Some hospitals objected to the $50 million requirement, saying they already have started initiatives to improve care. The requirement likely will divert money that hospitals otherwise could use for expenses such as inpatient care.

In a document that spells out the terms of the extension, federal officials made clear that they see the LIP program as a way to help defray the costs of caring for poor people — and as a way to spur improvements in care.

The pilot, which was a priority of former Gov. Jeb Bush, requires most beneficiaries in Broward, Duval, Clay, Baker and Nassau counties to enroll in HMOs or another type of managed care, known as provider service networks. It was originally scheduled to last five years and expired June 30, 2011.

AHCA began negotiations with federal officials last year on seeking an extension through June 2014. The federal government approved a series of temporary extensions to allow more time for negotiations, with the final temporary extension ending Thursday.

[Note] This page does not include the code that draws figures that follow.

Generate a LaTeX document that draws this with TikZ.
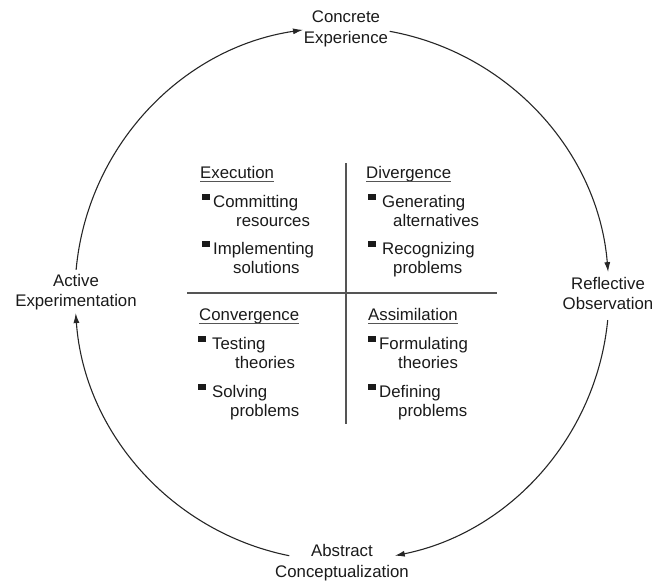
\documentclass[tikz,border=0pt]{standalone}
\usepackage{fontspec}
\setmainfont{Liberation Sans}
\usetikzlibrary{arrows.meta}

\definecolor{inkcol}{HTML}{1A1A1A}
\definecolor{arccol}{HTML}{262626}
\definecolor{gridcol}{HTML}{555555}

\tikzset{
  label/.style={align=center, inner sep=0pt, text=inkcol,
    font=\fontsize{16.8}{20.5}\selectfont},
  itemtext/.style={anchor=base west, inner sep=0pt, text=inkcol,
    font=\fontsize{16.8}{20}\selectfont},
  heading/.style={itemtext},
  headrule/.style={draw=gridcol, line width=0.8pt},
  cyclearc/.style={draw=arccol, line width=1.1pt,
    -{Latex[length=10pt,width=6pt]}},
  divider/.style={draw=gridcol, line width=1.4pt},
  bulletmark/.style={fill=inkcol, draw=none},
}

\begin{document}
\begin{tikzpicture}[x=1pt,y=1pt]
  \useasboundingbox (0,0) rectangle (654,-582);

  % centre of the learning cycle
  \coordinate (c) at (342,-294);

  % the four stages of the cycle
  \node[label] (ce) at (346,-28.8) {Concrete\\Experience};
  \node[label] (ro) at (608,-293.5) {Reflective\\Observation};
  \node[label] (ac) at (342,-562.8) {Abstract\\Conceptualization};
  \node[label] (ae) at (76,-292.3) {Active\\Experimentation};

  % end points of the arcs on the circle
  \coordinate (a1s) at ([shift={(174.8:267)}]c);
  \coordinate (a2s) at ([shift={(79.7:267)}]c);
  \coordinate (a3s) at ([shift={(-5.6:267)}]c);
  \coordinate (a4s) at ([shift={(-101.4:267)}]c);

  \draw[cyclearc] (a1s) arc[start angle=174.8, end angle=98.4, radius=267];
  \draw[cyclearc] (a2s) arc[start angle=79.7, end angle=4.7, radius=267];
  \draw[cyclearc] (a3s) arc[start angle=-5.6, end angle=-78.6, radius=267];
  \draw[cyclearc] (a4s) arc[start angle=-101.4, end angle=-175.9, radius=267];

  % quadrant dividers
  \coordinate (vt) at (346,-163);
  \coordinate (vb) at (346,-424);
  \coordinate (hl) at (187,-293);
  \coordinate (hr) at (497,-293);
  \draw[divider] (vt) -- (vb);
  \draw[divider] (hl) -- (hr);

  % ---- Execution ----
  \node[heading] (hex) at (200,-178) {Execution};
  \draw[headrule] ([yshift=-3.5pt]hex.base west) -- ([yshift=-3.5pt]hex.base east);
  \fill[bulletmark] (202,-194) rectangle (210,-200);
  \node[itemtext] (ex1a) at (213,-207) {Committing};
  \node[itemtext] (ex1b) at (236,-226) {resources};
  \fill[bulletmark] (202,-241) rectangle (210,-247);
  \node[itemtext] (ex2a) at (213,-254) {Implementing};
  \node[itemtext] (ex2b) at (233,-273) {solutions};

  % ---- Divergence ----
  \node[heading] (hdi) at (366,-178) {Divergence};
  \draw[headrule] ([yshift=-3.5pt]hdi.base west) -- ([yshift=-3.5pt]hdi.base east);
  \fill[bulletmark] (368,-194) rectangle (376,-200);
  \node[itemtext] (di1a) at (382,-207) {Generating};
  \node[itemtext] (di1b) at (393,-226) {alternatives};
  \fill[bulletmark] (368,-241) rectangle (376,-247);
  \node[itemtext] (di2a) at (382,-254) {Recognizing};
  \node[itemtext] (di2b) at (393,-273) {problems};

  % ---- Convergence ----
  \node[heading] (hco) at (199,-320) {Convergence};
  \draw[headrule] ([yshift=-3.5pt]hco.base west) -- ([yshift=-3.5pt]hco.base east);
  \fill[bulletmark] (198,-336) rectangle (206,-342);
  \node[itemtext] (co1a) at (212,-349) {Testing};
  \node[itemtext] (co1b) at (235,-368) {theories};
  \fill[bulletmark] (198,-384) rectangle (206,-390);
  \node[itemtext] (co2a) at (212,-397) {Solving};
  \node[itemtext] (co2b) at (230,-416) {problems};

  % ---- Assimilation ----
  \node[heading] (has) at (368,-320) {Assimilation};
  \draw[headrule] ([yshift=-3.5pt]has.base west) -- ([yshift=-3.5pt]has.base east);
  \fill[bulletmark] (368,-336) rectangle (376,-342);
  \node[itemtext] (as1a) at (379,-349) {Formulating};
  \node[itemtext] (as1b) at (398,-368) {theories};
  \fill[bulletmark] (368,-384) rectangle (376,-390);
  \node[itemtext] (as2a) at (379,-397) {Defining};
  \node[itemtext] (as2b) at (398,-416) {problems};
\end{tikzpicture}
\end{document}
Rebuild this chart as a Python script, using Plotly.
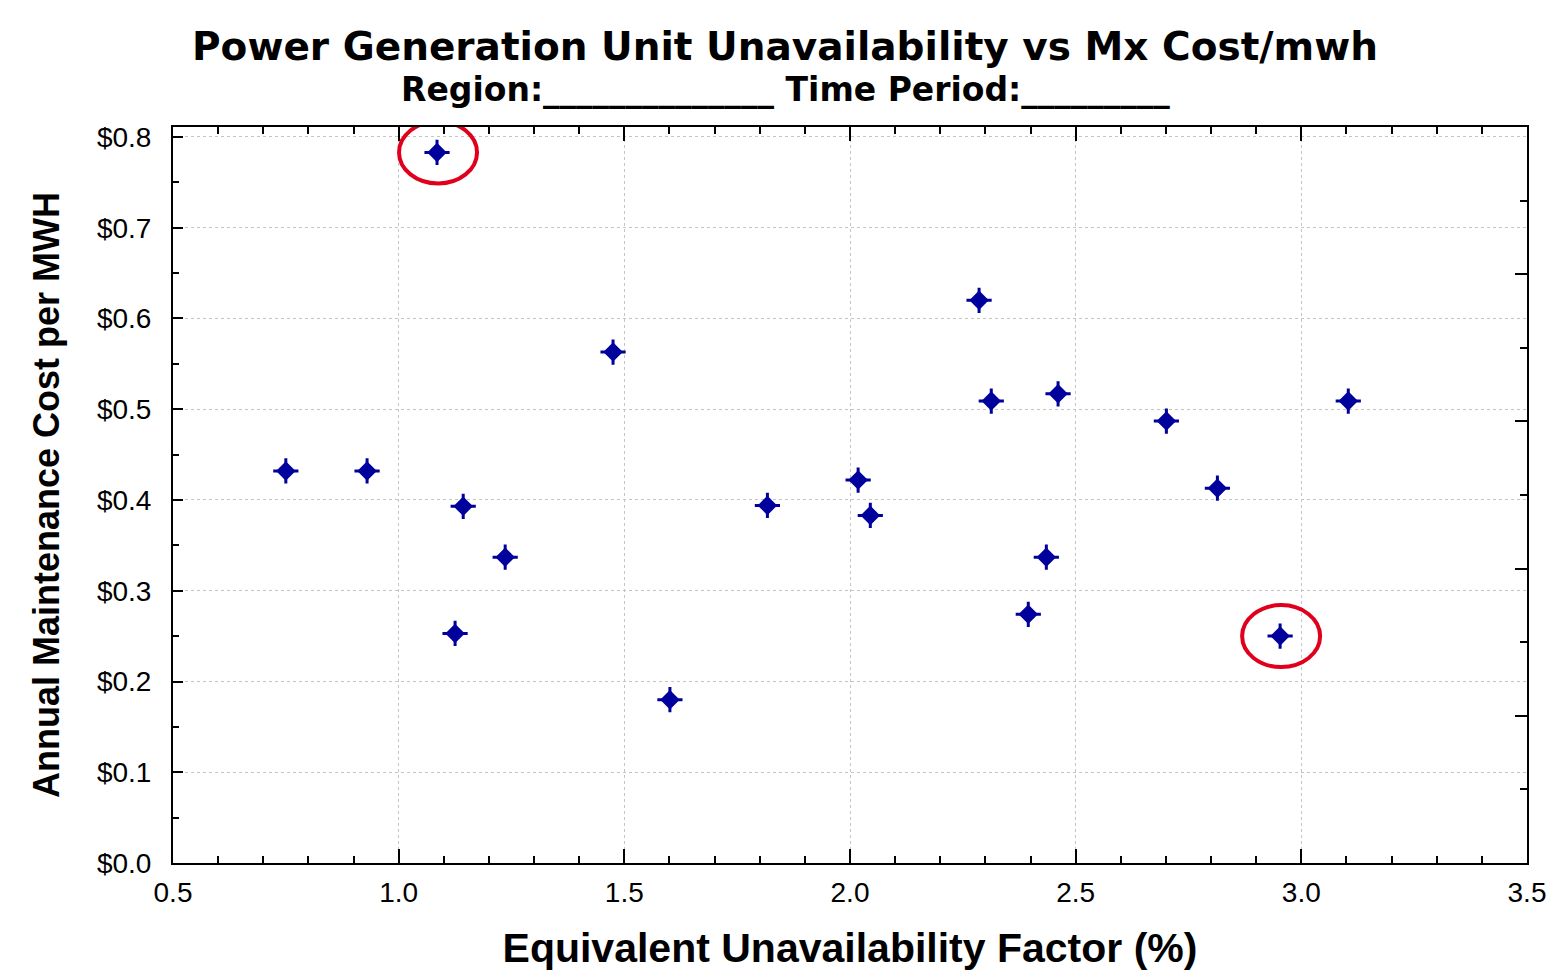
import plotly.graph_objects as go

# equivalent unavailability factor (%) and annual maintenance cost ($/MWH)
euf = [0.75, 0.93, 1.085, 1.143, 1.125, 1.236, 1.475, 1.601, 1.817, 2.018,
       2.045, 2.286, 2.313, 2.461, 2.395, 2.435, 2.701, 2.814, 2.953, 3.104]
cost = [0.432, 0.432, 0.783, 0.393, 0.253, 0.337, 0.563, 0.180, 0.394, 0.422,
        0.383, 0.620, 0.509, 0.517, 0.274, 0.337, 0.487, 0.413, 0.250, 0.509]
highlighted = [2, 18]  # outliers circled in red

title = 'Power Generation Unit Unavailability vs Mx Cost/mwh'
subtitle = 'Region:______________ Time Period:_________'
x_title = 'Equivalent Unavailability Factor (%)'
y_title = 'Annual Maintenance Cost per MWH'

FONT = 'Liberation Sans, Arial, sans-serif'
WIDE = 'DejaVu Sans, Verdana, sans-serif'
BLUE = '#00009c'

fig = go.Figure()
fig.add_trace(go.Scatter(
    x=euf, y=cost, mode='markers', showlegend=False,
    marker=dict(symbol='cross-thin', size=18, line=dict(color=BLUE, width=3)),
    hoverinfo='skip'
))
fig.add_trace(go.Scatter(
    x=euf, y=cost, mode='markers', showlegend=False,
    marker=dict(symbol='diamond', size=15, color=BLUE),
    hovertemplate='EUF: %{x:.2f}%<br>Cost: %{y:$.3f}<extra></extra>'
))
# dummy trace so the right-hand tick axis is drawn
fig.add_trace(go.Scatter(x=[], y=[], yaxis='y2', showlegend=False))

for i in highlighted:
    fig.add_shape(
        type='circle', xref='x', yref='y',
        xsizemode='pixel', ysizemode='pixel',
        xanchor=euf[i], yanchor=cost[i],
        x0=-38, x1=40, y0=-31, y1=31,
        line=dict(color='#e0001b', width=4)
    )

fig.update_layout(
    width=1560, height=976,
    paper_bgcolor='white', plot_bgcolor='white',
    margin=dict(l=165, r=41, t=119, b=121),
    font=dict(family=FONT, color='black'),
    title=dict(text='<b>' + title + '</b>', x=777 / 1560, xanchor='center',
               y=1 - 38 / 976, yanchor='middle', yref='container',
               font=dict(size=39, family=WIDE, color='black')),
    annotations=[dict(text='<b>' + subtitle + '</b>', xref='paper', yref='paper',
                      x=0.5 - 65 / 1354, y=1 + 37 / 736, xanchor='center', yanchor='middle',
                      showarrow=False, font=dict(size=33, family=WIDE, color='black'))],
    xaxis=dict(
        range=[0.5, 3.5], dtick=0.5, tick0=0.5, tickformat='.1f',
        ticks='inside', ticklen=14, tickwidth=2, tickcolor='black',
        minor=dict(dtick=0.1, ticks='inside', ticklen=7, tickwidth=2,
                   tickcolor='black', showgrid=False),
        showline=True, linewidth=2, linecolor='black', mirror='ticks',
        showgrid=True, gridcolor='#c4c4c4', griddash='dot', gridwidth=1,
        zeroline=False, ticklabelstandoff=3,
        tickfont=dict(size=28, family=FONT, color='black'),
        title=dict(text='<b>' + x_title + '</b>', standoff=27,
                   font=dict(size=41, family=FONT, color='black')),
    ),
    yaxis=dict(
        range=[0, 0.811], dtick=0.1, tick0=0, tickformat='$.1f',
        ticks='inside', ticklen=10, tickwidth=2, tickcolor='black',
        minor=dict(dtick=0.05, ticks='inside', ticklen=6, tickwidth=2,
                   tickcolor='black', showgrid=False),
        showline=True, linewidth=2, linecolor='black', mirror=False,
        showgrid=True, gridcolor='#c4c4c4', griddash='dot', gridwidth=1,
        zeroline=False, ticklabelstandoff=14,
        tickfont=dict(size=28, family=FONT, color='black'),
        title=dict(text='<b>' + y_title + '</b>', standoff=26,
                   font=dict(size=36, family=FONT, color='black')),
    ),
    yaxis2=dict(
        overlaying='y', side='right', range=[0, 1], dtick=0.2,
        ticks='inside', ticklen=12, tickwidth=2, tickcolor='black',
        minor=dict(dtick=0.1, ticks='inside', ticklen=7, tickwidth=2,
                   tickcolor='black', showgrid=False),
        showticklabels=False, showgrid=False, zeroline=False,
        showline=True, linewidth=2, linecolor='black',
    ),
)

fig.write_html('out.html')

Amid the negotiations, the Legislature this spring approved a sweeping plan to gradually move to a statewide managed-care system. Republican supporters argue that such a plan will help hold down costs while improving the fragmented system of care in the current Medicaid system.

Under the plan, the pilot program would serve as a legal jumping-off point for much of the statewide system.

The pilot program was approved as a “waiver” to federal Medicaid law. In seeking approval from the federal government for the statewide system, Florida will seek an amendment to that waiver.